* start RECORDED DATA *

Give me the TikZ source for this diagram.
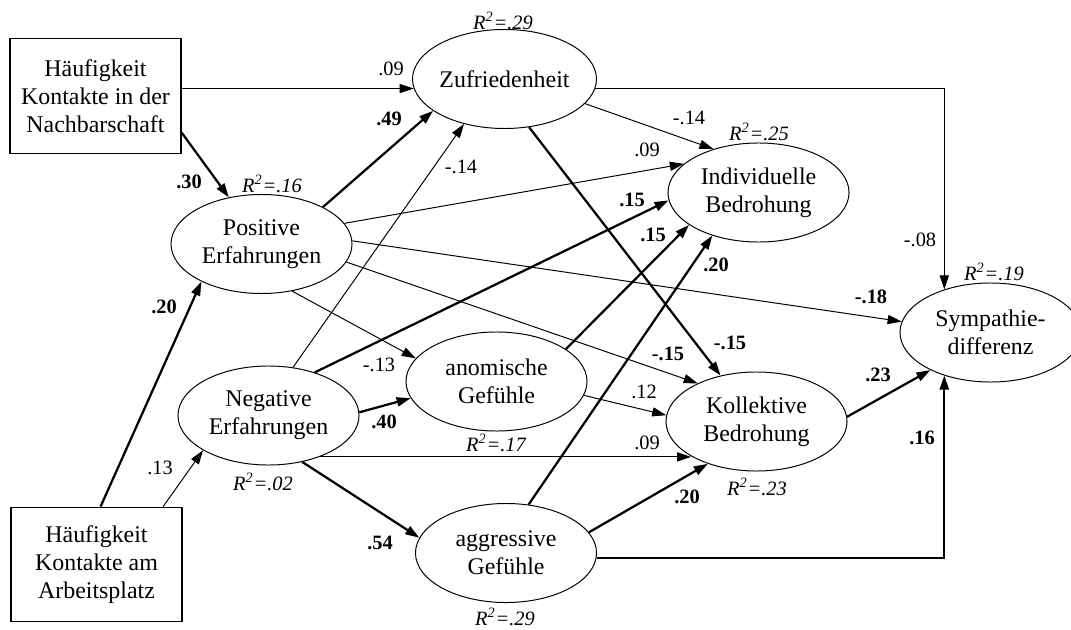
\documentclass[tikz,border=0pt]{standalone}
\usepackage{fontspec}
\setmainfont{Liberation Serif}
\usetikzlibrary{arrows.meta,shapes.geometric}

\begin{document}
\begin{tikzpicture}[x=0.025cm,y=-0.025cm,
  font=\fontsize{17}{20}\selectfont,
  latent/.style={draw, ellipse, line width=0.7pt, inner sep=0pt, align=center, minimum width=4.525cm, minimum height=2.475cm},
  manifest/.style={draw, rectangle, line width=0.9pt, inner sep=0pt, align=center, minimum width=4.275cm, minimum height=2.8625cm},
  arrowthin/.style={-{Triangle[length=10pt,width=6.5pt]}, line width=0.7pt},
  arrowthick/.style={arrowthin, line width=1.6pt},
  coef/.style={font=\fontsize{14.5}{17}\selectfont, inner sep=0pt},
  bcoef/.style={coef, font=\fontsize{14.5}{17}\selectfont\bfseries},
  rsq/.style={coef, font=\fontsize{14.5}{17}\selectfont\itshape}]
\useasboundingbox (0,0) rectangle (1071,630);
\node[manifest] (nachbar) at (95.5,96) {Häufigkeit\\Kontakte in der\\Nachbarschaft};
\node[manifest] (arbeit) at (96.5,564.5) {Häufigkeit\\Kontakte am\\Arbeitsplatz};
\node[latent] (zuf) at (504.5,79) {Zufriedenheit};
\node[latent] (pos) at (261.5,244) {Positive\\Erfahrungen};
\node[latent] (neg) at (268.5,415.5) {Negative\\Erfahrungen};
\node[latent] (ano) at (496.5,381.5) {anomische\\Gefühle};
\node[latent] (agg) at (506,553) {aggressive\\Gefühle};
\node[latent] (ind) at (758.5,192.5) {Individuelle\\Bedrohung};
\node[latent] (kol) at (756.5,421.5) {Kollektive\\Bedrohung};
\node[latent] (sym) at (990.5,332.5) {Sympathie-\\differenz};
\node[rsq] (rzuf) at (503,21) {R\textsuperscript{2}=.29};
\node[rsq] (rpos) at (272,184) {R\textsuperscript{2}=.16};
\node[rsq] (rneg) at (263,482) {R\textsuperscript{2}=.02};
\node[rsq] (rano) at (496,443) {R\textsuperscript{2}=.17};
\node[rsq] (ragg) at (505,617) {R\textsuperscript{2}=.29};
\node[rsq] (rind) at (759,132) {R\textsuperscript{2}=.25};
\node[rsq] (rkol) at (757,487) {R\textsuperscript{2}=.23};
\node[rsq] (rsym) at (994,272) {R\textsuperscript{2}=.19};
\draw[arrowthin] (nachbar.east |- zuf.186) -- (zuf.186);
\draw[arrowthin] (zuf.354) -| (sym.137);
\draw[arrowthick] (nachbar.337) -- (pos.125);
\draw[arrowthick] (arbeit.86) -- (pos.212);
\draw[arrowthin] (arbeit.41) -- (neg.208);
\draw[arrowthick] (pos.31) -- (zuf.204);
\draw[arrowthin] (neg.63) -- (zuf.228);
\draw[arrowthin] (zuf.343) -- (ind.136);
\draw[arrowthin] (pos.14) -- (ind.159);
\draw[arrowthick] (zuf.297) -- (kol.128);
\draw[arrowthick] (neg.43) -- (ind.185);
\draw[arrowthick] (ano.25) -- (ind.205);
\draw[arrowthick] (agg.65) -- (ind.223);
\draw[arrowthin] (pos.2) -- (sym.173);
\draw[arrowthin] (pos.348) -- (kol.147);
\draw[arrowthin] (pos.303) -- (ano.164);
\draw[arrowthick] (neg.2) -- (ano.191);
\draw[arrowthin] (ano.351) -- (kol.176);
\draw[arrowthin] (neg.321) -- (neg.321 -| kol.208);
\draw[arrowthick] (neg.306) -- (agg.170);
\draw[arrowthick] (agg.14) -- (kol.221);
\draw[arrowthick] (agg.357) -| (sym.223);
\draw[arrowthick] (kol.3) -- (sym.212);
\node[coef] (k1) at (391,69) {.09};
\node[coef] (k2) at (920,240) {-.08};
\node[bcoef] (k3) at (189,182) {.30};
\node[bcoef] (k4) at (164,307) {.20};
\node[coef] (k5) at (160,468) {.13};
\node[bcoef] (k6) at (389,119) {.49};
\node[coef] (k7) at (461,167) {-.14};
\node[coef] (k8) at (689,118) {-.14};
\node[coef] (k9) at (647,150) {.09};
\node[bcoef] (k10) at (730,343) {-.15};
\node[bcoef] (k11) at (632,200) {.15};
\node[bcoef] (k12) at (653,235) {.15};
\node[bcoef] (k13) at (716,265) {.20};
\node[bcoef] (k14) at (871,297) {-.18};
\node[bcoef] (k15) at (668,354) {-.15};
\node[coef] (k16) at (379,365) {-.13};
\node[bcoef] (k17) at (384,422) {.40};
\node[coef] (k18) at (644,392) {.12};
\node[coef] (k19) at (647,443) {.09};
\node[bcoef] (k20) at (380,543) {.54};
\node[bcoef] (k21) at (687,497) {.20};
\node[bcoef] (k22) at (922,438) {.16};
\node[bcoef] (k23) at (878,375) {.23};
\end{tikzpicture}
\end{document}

* end RECORDED DATA *
* start RECORDED DATA *

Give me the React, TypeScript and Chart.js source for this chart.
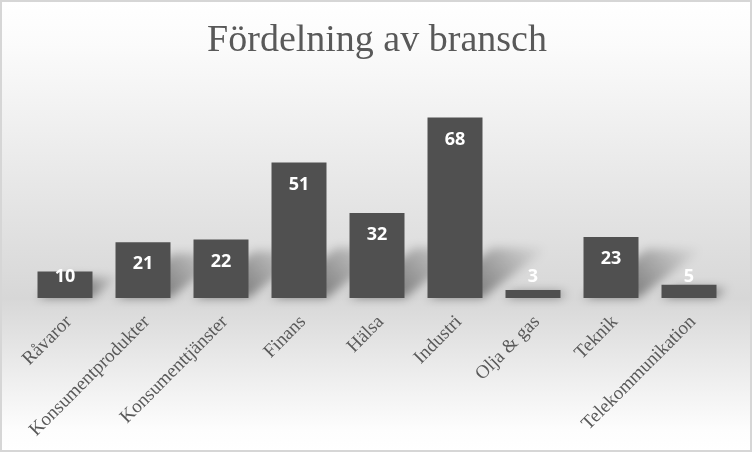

* end RECORDED DATA *
* start RECORDED DATA *

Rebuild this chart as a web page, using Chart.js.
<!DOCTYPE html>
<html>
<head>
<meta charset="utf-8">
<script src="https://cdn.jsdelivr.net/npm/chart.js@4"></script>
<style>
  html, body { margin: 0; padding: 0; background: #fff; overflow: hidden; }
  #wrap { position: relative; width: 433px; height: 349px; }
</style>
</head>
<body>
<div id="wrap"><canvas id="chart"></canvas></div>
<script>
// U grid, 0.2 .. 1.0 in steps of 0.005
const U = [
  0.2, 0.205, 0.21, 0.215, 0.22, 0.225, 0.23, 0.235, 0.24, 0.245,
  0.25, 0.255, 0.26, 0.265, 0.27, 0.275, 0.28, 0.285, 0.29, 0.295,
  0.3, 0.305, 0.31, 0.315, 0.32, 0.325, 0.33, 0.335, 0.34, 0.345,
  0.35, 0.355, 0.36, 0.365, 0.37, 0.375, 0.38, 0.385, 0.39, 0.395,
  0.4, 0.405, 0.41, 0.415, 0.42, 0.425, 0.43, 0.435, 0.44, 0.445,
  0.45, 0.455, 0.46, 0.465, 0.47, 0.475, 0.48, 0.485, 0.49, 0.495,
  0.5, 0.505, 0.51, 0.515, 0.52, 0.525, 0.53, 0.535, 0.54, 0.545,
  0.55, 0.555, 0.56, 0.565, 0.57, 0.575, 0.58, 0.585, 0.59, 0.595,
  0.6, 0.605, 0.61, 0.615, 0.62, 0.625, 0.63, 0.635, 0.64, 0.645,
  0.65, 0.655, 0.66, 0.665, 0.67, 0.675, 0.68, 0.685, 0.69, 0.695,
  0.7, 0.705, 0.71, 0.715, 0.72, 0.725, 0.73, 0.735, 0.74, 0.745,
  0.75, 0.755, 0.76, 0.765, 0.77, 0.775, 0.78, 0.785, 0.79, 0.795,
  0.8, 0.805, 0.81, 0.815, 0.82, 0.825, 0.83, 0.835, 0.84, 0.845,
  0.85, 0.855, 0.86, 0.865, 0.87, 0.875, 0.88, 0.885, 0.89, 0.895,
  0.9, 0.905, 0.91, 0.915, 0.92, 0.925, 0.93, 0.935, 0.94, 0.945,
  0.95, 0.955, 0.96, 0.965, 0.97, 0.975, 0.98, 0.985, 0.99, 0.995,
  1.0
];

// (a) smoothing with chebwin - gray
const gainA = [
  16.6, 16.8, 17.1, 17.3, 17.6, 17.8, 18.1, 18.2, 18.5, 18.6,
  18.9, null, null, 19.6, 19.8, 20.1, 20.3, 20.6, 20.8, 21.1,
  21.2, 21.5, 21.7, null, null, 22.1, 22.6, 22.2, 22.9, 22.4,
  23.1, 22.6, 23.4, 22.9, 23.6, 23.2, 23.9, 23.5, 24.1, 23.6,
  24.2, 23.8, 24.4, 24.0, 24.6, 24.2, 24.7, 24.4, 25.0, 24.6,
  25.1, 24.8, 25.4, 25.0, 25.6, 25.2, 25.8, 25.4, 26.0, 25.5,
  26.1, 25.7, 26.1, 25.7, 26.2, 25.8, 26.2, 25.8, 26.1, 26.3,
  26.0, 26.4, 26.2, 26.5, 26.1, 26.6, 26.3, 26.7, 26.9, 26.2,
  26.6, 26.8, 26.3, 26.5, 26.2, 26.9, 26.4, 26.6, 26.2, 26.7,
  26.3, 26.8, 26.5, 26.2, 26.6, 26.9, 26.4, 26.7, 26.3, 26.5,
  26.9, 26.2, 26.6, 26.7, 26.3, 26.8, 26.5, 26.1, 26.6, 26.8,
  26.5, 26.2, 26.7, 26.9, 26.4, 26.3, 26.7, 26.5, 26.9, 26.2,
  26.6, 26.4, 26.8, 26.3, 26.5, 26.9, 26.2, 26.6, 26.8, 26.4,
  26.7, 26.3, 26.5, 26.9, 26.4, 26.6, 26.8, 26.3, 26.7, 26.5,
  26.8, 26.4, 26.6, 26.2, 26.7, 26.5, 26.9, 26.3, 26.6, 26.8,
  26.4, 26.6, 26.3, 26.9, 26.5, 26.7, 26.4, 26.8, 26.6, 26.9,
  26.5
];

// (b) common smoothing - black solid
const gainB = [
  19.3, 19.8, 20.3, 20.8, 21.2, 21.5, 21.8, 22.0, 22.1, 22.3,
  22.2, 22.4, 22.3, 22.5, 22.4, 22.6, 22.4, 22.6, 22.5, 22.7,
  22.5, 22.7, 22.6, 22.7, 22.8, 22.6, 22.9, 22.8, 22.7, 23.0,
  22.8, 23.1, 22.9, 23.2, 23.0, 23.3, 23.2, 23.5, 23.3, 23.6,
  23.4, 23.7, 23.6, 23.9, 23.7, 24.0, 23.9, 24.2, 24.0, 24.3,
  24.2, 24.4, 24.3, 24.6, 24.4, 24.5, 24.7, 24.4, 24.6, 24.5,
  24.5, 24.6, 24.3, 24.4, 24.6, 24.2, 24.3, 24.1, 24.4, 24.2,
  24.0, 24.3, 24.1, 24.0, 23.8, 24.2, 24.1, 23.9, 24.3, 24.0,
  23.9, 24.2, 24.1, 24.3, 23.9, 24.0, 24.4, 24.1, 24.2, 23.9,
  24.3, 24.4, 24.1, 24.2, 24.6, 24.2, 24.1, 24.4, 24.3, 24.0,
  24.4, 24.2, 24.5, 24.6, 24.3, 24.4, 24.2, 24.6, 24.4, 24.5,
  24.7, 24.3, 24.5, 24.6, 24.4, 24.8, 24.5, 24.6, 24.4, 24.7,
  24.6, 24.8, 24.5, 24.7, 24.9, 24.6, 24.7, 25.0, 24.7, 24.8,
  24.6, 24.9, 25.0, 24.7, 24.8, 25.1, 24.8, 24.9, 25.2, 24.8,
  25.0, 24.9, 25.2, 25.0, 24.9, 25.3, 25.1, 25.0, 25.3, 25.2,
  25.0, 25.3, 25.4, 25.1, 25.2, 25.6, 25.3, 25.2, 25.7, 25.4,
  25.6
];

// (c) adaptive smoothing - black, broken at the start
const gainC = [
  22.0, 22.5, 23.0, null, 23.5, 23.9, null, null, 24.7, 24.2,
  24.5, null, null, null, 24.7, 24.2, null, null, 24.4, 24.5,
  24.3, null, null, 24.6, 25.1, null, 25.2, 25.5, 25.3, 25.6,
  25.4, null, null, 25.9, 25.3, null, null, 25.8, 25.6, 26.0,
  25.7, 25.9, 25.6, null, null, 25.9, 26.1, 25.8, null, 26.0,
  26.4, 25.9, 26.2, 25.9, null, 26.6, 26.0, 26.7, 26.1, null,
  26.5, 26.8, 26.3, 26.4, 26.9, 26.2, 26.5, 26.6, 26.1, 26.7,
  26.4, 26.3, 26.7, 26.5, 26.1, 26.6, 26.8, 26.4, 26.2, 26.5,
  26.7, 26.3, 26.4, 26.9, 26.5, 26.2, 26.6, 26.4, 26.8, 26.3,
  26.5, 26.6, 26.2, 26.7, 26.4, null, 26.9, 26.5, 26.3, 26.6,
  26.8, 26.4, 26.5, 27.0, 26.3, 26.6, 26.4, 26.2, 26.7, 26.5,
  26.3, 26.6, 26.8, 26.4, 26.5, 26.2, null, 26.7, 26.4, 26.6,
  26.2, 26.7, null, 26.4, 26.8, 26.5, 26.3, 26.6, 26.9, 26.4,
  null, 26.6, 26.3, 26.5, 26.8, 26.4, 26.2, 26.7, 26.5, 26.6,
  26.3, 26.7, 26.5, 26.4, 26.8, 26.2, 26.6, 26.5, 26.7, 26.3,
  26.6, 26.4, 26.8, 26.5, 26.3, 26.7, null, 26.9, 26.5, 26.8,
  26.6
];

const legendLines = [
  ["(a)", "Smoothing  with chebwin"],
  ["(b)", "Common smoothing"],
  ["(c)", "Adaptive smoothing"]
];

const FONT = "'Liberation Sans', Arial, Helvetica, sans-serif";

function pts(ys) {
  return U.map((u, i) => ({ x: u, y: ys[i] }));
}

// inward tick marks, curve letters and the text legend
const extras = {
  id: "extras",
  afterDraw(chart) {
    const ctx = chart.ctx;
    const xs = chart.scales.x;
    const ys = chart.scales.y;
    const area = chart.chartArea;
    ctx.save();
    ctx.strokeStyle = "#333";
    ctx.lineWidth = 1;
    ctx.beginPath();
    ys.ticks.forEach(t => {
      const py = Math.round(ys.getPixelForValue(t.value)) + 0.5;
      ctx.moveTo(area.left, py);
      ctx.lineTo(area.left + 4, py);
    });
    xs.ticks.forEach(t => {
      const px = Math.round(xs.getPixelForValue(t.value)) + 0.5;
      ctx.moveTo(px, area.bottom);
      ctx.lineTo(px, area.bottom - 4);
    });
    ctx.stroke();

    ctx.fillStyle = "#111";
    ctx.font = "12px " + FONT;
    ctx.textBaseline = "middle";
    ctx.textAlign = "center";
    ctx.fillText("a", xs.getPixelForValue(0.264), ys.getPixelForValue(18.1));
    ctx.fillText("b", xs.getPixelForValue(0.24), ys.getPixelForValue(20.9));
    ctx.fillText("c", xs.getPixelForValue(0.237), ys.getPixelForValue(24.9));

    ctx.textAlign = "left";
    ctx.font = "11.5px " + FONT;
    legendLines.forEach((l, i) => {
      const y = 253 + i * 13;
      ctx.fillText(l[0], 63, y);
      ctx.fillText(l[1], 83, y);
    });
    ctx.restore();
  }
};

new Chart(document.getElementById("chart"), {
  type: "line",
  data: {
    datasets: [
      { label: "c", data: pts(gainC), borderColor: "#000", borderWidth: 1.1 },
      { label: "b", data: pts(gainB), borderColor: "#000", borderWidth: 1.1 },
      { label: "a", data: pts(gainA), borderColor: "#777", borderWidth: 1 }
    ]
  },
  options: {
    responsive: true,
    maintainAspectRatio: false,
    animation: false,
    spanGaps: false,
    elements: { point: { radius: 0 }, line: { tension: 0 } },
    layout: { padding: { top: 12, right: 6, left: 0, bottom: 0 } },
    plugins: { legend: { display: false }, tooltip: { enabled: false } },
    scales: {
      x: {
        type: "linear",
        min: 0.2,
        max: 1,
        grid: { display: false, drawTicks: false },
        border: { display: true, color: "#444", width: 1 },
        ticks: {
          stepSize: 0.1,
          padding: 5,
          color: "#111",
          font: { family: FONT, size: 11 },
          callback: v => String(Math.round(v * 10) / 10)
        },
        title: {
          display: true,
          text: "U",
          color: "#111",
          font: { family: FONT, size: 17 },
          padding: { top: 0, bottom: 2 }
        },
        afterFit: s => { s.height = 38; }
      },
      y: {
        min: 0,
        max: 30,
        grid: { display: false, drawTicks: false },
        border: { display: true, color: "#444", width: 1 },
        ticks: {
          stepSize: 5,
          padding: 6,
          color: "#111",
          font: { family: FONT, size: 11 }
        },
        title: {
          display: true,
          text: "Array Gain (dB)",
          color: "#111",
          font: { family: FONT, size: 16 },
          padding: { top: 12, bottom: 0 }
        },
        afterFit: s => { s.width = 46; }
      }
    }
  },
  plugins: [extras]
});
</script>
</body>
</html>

* end RECORDED DATA *

*EXERCISE DETAILS*:
Copy all the lines above that hold the string "this".

*EXERCISE OUTPUT*:
Give me the TikZ source for this diagram.
Give me the React, TypeScript and Chart.js source for this chart.
Rebuild this chart as a web page, using Chart.js.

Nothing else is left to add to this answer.